Leave out all pictures and give back precisely the lines from the line with "Rebuild this diagram" to the line with "width=24pt,minimum height=178pt] (actL)", including those two lines.

-- Begin --

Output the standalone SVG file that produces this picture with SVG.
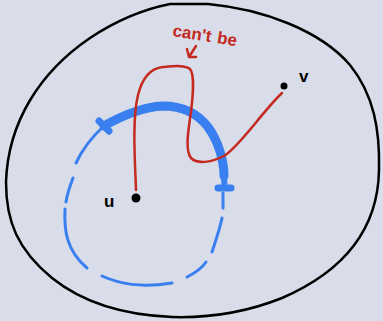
<svg xmlns="http://www.w3.org/2000/svg" width="383" height="321" viewBox="0 0 383 321">
<style>
.blk{fill:none;stroke:#000;stroke-width:2.5;stroke-linecap:round;stroke-linejoin:round}
.blu{fill:none;stroke:#3a7ff0;stroke-linecap:round;stroke-linejoin:round}
.red{fill:none;stroke:#c42a1f;stroke-width:2.5;stroke-linecap:round;stroke-linejoin:round}
.hand{font-family:"Liberation Sans",Arial,sans-serif;font-weight:bold}
</style>
<rect width="383" height="321" fill="#d8dde9"/>
<g id="region">
<path class="blk" d="M170,4 L208,4 C262,9 320,30 350,65 C374,95 380,130 379,170 C378,230 342,272 282,298 C242,314 205,318 172,317 C122,315 82,302 52,278 C18,250 6,222 6,182 C8,122 40,72 90,38 C120,18 150,8 170,4 Z"/>
</g>
<g id="connectors">
<path class="blu" stroke-width="9" d="M104,126 C125,114 143,107 163,106 C183,106 198,114 208,127 C219,142 224,162 224,176"/>
<path class="blu" stroke-width="6" d="M224,174 L224.5,188"/>
<path class="blu" stroke-width="7" d="M99,121 L109,131 M218,188 L231,188"/>
<path class="blu" stroke-width="3" d="M104,126 C93,136 83,148 76,163 M73,178 C70,186 67,194 66,202 M65,209 C64,230 66,250 87,268 M102,276 C120,284 140,288 172,283 M187,277 C195,273 202,268 206,262 M212,252 C216,240 220,228 222,218 M223,208 L223,193"/>
<path class="red" d="M136,190 C135,160 132,120 138,95 C143,75 153,68 163,67 C175,66 185,65 190,69 C195,75 193,95 191,112 C188,132 185,150 191,158 C197,164 210,163 224,156 C240,146 262,112 282,93"/>
<path class="red" d="M196,46 L189,57 M187,49 L189,57 L196,57"/>
</g>
<g id="u">
<circle cx="136" cy="198" r="4.5" fill="#000"/>
<text class="hand" x="104" y="207" font-size="17">u</text>
</g>
<g id="v">
<circle cx="284" cy="86" r="3.5" fill="#000"/>
<text class="hand" x="299" y="82" font-size="17">v</text>
</g>
<g id="label">
<text class="hand" x="172" y="36" font-size="17" fill="#c42a1f" transform="rotate(9 172 36)">can't<tspan dx="6">be</tspan></text>
</g>
</svg>
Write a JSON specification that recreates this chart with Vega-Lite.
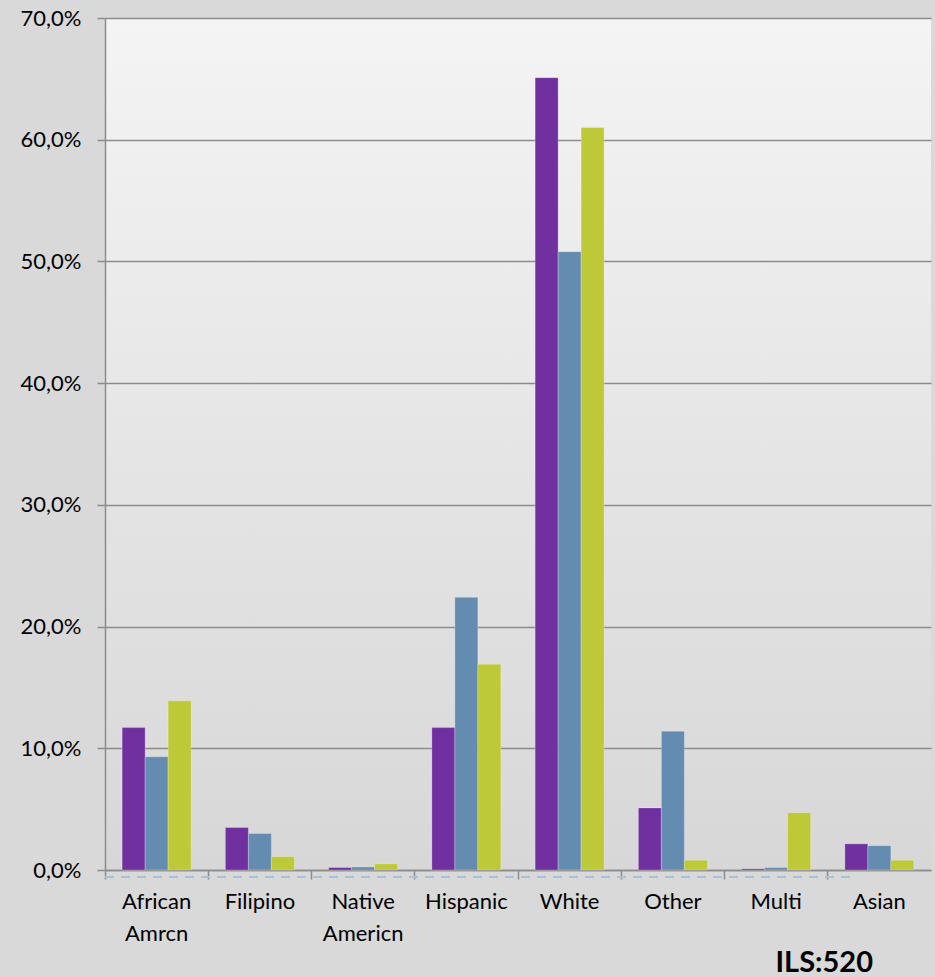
{
  "$schema": "https://vega.github.io/schema/vega-lite/v6.json",
  "width": 826,
  "height": 852,
  "autosize": {"type": "none"},
  "padding": {"left": 105, "top": 18, "right": 4, "bottom": 107},
  "background": "#d9d9d9",
  "title": {
    "text": "ILS:520",
    "orient": "bottom",
    "anchor": "end",
    "dx": -58,
    "offset": 5,
    "font": "Lato",
    "fontSize": 29,
    "fontWeight": "bold",
    "color": "#000000"
  },
  "config": {
    "view": {
      "stroke": null,
      "fill": {
        "gradient": "linear",
        "x1": 0, "y1": 0, "x2": 0, "y2": 1,
        "stops": [
          {"offset": 0, "color": "#f4f4f4"},
          {"offset": 1, "color": "#d7d7d7"}
        ]
      }
    },
    "font": "Lato"
  },
  "data": {
    "values": [
      {"group": "African Amrcn", "series": "A", "value": 11.7},
      {"group": "African Amrcn", "series": "B", "value": 9.3},
      {"group": "African Amrcn", "series": "C", "value": 13.9},
      {"group": "Filipino", "series": "A", "value": 3.5},
      {"group": "Filipino", "series": "B", "value": 3.0},
      {"group": "Filipino", "series": "C", "value": 1.1},
      {"group": "Native Americn", "series": "A", "value": 0.2},
      {"group": "Native Americn", "series": "B", "value": 0.25},
      {"group": "Native Americn", "series": "C", "value": 0.5},
      {"group": "Hispanic", "series": "A", "value": 11.7},
      {"group": "Hispanic", "series": "B", "value": 22.4},
      {"group": "Hispanic", "series": "C", "value": 16.9},
      {"group": "White", "series": "A", "value": 65.1},
      {"group": "White", "series": "B", "value": 50.8},
      {"group": "White", "series": "C", "value": 61.0},
      {"group": "Other", "series": "A", "value": 5.1},
      {"group": "Other", "series": "B", "value": 11.4},
      {"group": "Other", "series": "C", "value": 0.8},
      {"group": "Multi", "series": "A", "value": 0.1},
      {"group": "Multi", "series": "B", "value": 0.2},
      {"group": "Multi", "series": "C", "value": 4.7},
      {"group": "Asian", "series": "A", "value": 2.15},
      {"group": "Asian", "series": "B", "value": 2.0},
      {"group": "Asian", "series": "C", "value": 0.8}
    ]
  },
  "layer": [
    {
      "mark": {"type": "bar", "stroke": "#ffffff", "strokeOpacity": 0.25, "strokeWidth": 1},
      "encoding": {
        "x": {
          "field": "group",
          "type": "nominal",
          "sort": null,
          "scale": {"paddingInner": 0, "paddingOuter": 0},
          "axis": {
            "title": null,
            "labelAngle": 0,
            "labelExpr": "split(datum.label, ' ')",
            "labelFontSize": 22,
            "labelColor": "#000000",
            "labelLineHeight": 32,
            "labelPadding": 12,
            "bandPosition": 0,
            "ticks": true,
            "tickSize": 9,
            "tickColor": "#8c8c8c",
            "tickWidth": 1.5,
            "domainColor": "#8c8c8c",
            "domainWidth": 1.5,
            "grid": false
          }
        },
        "xOffset": {
          "field": "series",
          "type": "nominal",
          "scale": {"paddingInner": 0, "paddingOuter": 0.745}
        },
        "y": {
          "field": "value",
          "type": "quantitative",
          "scale": {"domain": [0, 70], "nice": false},
          "axis": {
            "title": null,
            "values": [0, 10, 20, 30, 40, 50, 60, 70],
            "labelExpr": "replace(format(datum.value, '.1f'), '.', ',') + '%'",
            "labelFontSize": 22,
            "labelColor": "#000000",
            "labelPadding": 16,
            "tickSize": 8,
            "tickColor": "#8c8c8c",
            "tickWidth": 1.5,
            "domainColor": "#8c8c8c",
            "domainWidth": 1.5,
            "grid": true,
            "gridColor": "#8c8c8c",
            "gridWidth": 1.5
          }
        },
        "color": {
          "field": "series",
          "type": "nominal",
          "scale": {"domain": ["A", "B", "C"], "range": ["#7030a0", "#648cb1", "#bdc936"]},
          "legend": null
        }
      }
    },
    {
      "mark": {"type": "rule", "color": "#a6c2dc", "strokeWidth": 1.5, "strokeDash": [9, 7], "clip": false},
      "encoding": {
        "x": {"datum": "African Amrcn", "type": "nominal", "bandPosition": 0},
        "x2": {"datum": "Asian", "bandPosition": 0.25},
        "y": {"datum": -0.6, "type": "quantitative"}
      }
    }
  ]
}
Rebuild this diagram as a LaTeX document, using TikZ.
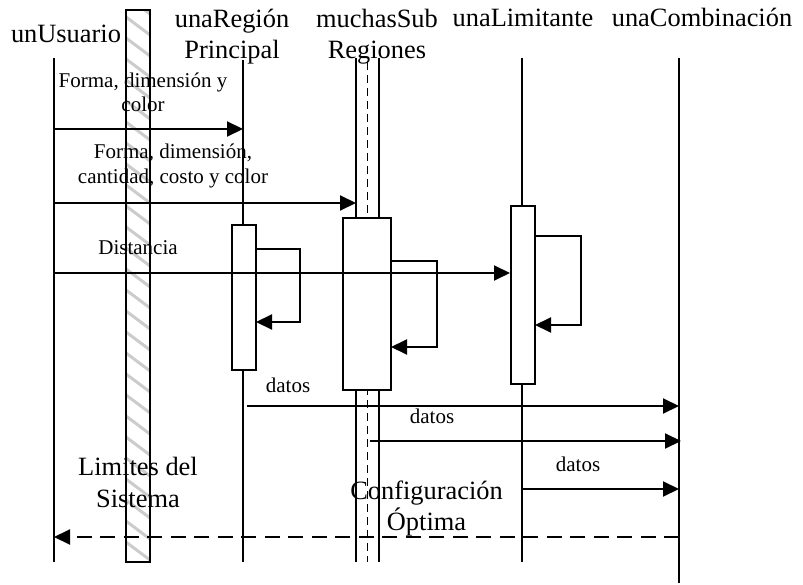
\documentclass[tikz,border=0pt]{standalone}
\usepackage{fontspec}
\setmainfont{Liberation Serif}
\usetikzlibrary{arrows.meta,calc}

\begin{document}
\begin{tikzpicture}[x=1pt,y=-1pt,
  ln/.style={line width=2pt},
  msg/.style={line width=2pt,-{Triangle[length=16pt,width=15pt]}},
  ret/.style={msg,dash pattern=on 15pt off 8.5pt},
  inner/.style={line width=1.7pt,dash pattern=on 8pt off 5pt},
  actbox/.style={draw,fill=white,line width=2pt,inner sep=0pt},
  head/.style={font=\fontsize{26.4}{31.5}\selectfont,inner sep=0pt,align=center},
  lbl/.style={font=\fontsize{21}{24.5}\selectfont,inner sep=0pt,align=center},
  stripes/.style={line width=3pt,black!20},
]
\useasboundingbox (0,0) rectangle (803,585);

% system boundary: hatched bar
\node[draw,line width=2pt,inner sep=0pt,minimum width=24pt,minimum height=552pt,
  path picture={
    \foreach \k in {0,...,28}
      \draw[stripes] ($(path picture bounding box.north west)+(-8,\k*21-20)$)
        -- ++(40,30);
  }] (bar) at (138,286) {};

% lifeline end points
\coordinate (u-top) at (54,58);   \coordinate (u-bot) at (54,562);
\coordinate (r-top) at (243,60);  \coordinate (r-bot) at (243,562);
\coordinate (s1-top) at (356,58); \coordinate (s1-bot) at (356,562);
\coordinate (s2-top) at (379,58); \coordinate (s2-bot) at (379,562);
\coordinate (sc-top) at (367.5,62); \coordinate (sc-bot) at (367.5,562);
\coordinate (l-top) at (522,58);  \coordinate (l-bot) at (522,562);
\coordinate (c-top) at (679,58);  \coordinate (c-bot) at (679,583);

% lifelines
\draw[ln] (u-top) -- (u-bot);
\draw[ln] (r-top) -- (r-bot);
\draw[ln] (s1-top) -- (s1-bot);
\draw[ln] (s2-top) -- (s2-bot);
\draw[inner] (sc-top) -- (sc-bot);
\draw[ln] (l-top) -- (l-bot);
\draw[ln] (c-top) -- (c-bot);

% activation boxes
\node[actbox,minimum width=24pt,minimum height=145pt] (actR) at (244,297.5) {};
\node[actbox,minimum width=48pt,minimum height=172pt] (actS) at (367,304) {};
\node[actbox,minimum width=24pt,minimum height=178pt] (actL) at (523,295) {};

% messages from unUsuario
\coordinate (m1a) at (54,129);  \coordinate (m1b) at (243,129);
\coordinate (m2a) at (54,203);  \coordinate (m2b) at (356,203);
\coordinate (m3a) at (54,273);
\draw[msg] (m1a) -- (m1b);
\draw[msg] (m2a) -- (m2b);
\draw[msg] (m3a) -- (m3a -| actL.west);

% self messages
\coordinate (q1) at (256,249); \coordinate (q1r) at (300,249);
\coordinate (q1e) at (256,322);
\draw[msg] (q1) -- (q1r) |- (q1e);
\coordinate (q2) at (391,261); \coordinate (q2r) at (437,261);
\coordinate (q2e) at (391,347);
\draw[msg] (q2) -- (q2r) |- (q2e);
\coordinate (q3) at (535,236); \coordinate (q3r) at (581,236);
\coordinate (q3e) at (535,325);
\draw[msg] (q3) -- (q3r) |- (q3e);

% data messages to unaCombinación
\coordinate (d1a) at (247,406); \coordinate (d1b) at (679,406);
\coordinate (d2a) at (370,441); \coordinate (d2b) at (681,441);
\coordinate (d3a) at (522,489); \coordinate (d3b) at (679,489);
\draw[msg] (d1a) -- (d1b);
\draw[msg] (d2a) -- (d2b);
\draw[msg] (d3a) -- (d3b);

% result returned to unUsuario
\coordinate (rt-a) at (679,537); \coordinate (rt-b) at (54,537);
\draw[ret] (rt-a) -- (rt-b);

% lifeline headings (multi-line nodes sit on their last baseline)
\node[head,anchor=base] (hU) at (66,43) {unUsuario};
\node[head,anchor=base] (hR) at (232,59) {unaRegión\\Principal};
\node[head,anchor=base] (hS) at (377,59) {muchasSub\\Regiones};
\node[head,anchor=base] (hL) at (523,27) {unaLimitante};
\node[head,anchor=base] (hC) at (702,27) {unaCombinación};

% message labels
\node[lbl,anchor=base] (t1) at (143,111.7) {Forma, dimensión y\\color};
\node[lbl,anchor=base] (t2) at (173,183.5) {Forma, dimensión,\\cantidad, costo y color};
\node[lbl,anchor=base] (t3) at (138,255) {Distancia};
\node[lbl,anchor=base] (t4) at (288,392) {datos};
\node[lbl,anchor=base] (t5) at (432,423) {datos};
\node[lbl,anchor=base] (t6) at (578,471.7) {datos};
\node[head,anchor=base] (t7) at (138,507.3) {Limites del\\Sistema};
\node[head,anchor=base] (t8) at (426.5,530.7) {Configuración\\Óptima};
\end{tikzpicture}
\end{document}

-- End --

== SOLUTION BELOW ==
Rebuild this diagram as a LaTeX document, using TikZ.
\documentclass[tikz,border=0pt]{standalone}
\usepackage{fontspec}
\setmainfont{Liberation Serif}
\usetikzlibrary{arrows.meta,calc}

\begin{document}
\begin{tikzpicture}[x=1pt,y=-1pt,
  ln/.style={line width=2pt},
  msg/.style={line width=2pt,-{Triangle[length=16pt,width=15pt]}},
  ret/.style={msg,dash pattern=on 15pt off 8.5pt},
  inner/.style={line width=1.7pt,dash pattern=on 8pt off 5pt},
  actbox/.style={draw,fill=white,line width=2pt,inner sep=0pt},
  head/.style={font=\fontsize{26.4}{31.5}\selectfont,inner sep=0pt,align=center},
  lbl/.style={font=\fontsize{21}{24.5}\selectfont,inner sep=0pt,align=center},
  stripes/.style={line width=3pt,black!20},
]
\useasboundingbox (0,0) rectangle (803,585);

% system boundary: hatched bar
\node[draw,line width=2pt,inner sep=0pt,minimum width=24pt,minimum height=552pt,
  path picture={
    \foreach \k in {0,...,28}
      \draw[stripes] ($(path picture bounding box.north west)+(-8,\k*21-20)$)
        -- ++(40,30);
  }] (bar) at (138,286) {};

% lifeline end points
\coordinate (u-top) at (54,58);   \coordinate (u-bot) at (54,562);
\coordinate (r-top) at (243,60);  \coordinate (r-bot) at (243,562);
\coordinate (s1-top) at (356,58); \coordinate (s1-bot) at (356,562);
\coordinate (s2-top) at (379,58); \coordinate (s2-bot) at (379,562);
\coordinate (sc-top) at (367.5,62); \coordinate (sc-bot) at (367.5,562);
\coordinate (l-top) at (522,58);  \coordinate (l-bot) at (522,562);
\coordinate (c-top) at (679,58);  \coordinate (c-bot) at (679,583);

% lifelines
\draw[ln] (u-top) -- (u-bot);
\draw[ln] (r-top) -- (r-bot);
\draw[ln] (s1-top) -- (s1-bot);
\draw[ln] (s2-top) -- (s2-bot);
\draw[inner] (sc-top) -- (sc-bot);
\draw[ln] (l-top) -- (l-bot);
\draw[ln] (c-top) -- (c-bot);

% activation boxes
\node[actbox,minimum width=24pt,minimum height=145pt] (actR) at (244,297.5) {};
\node[actbox,minimum width=48pt,minimum height=172pt] (actS) at (367,304) {};
\node[actbox,minimum width=24pt,minimum height=178pt] (actL) at (523,295) {};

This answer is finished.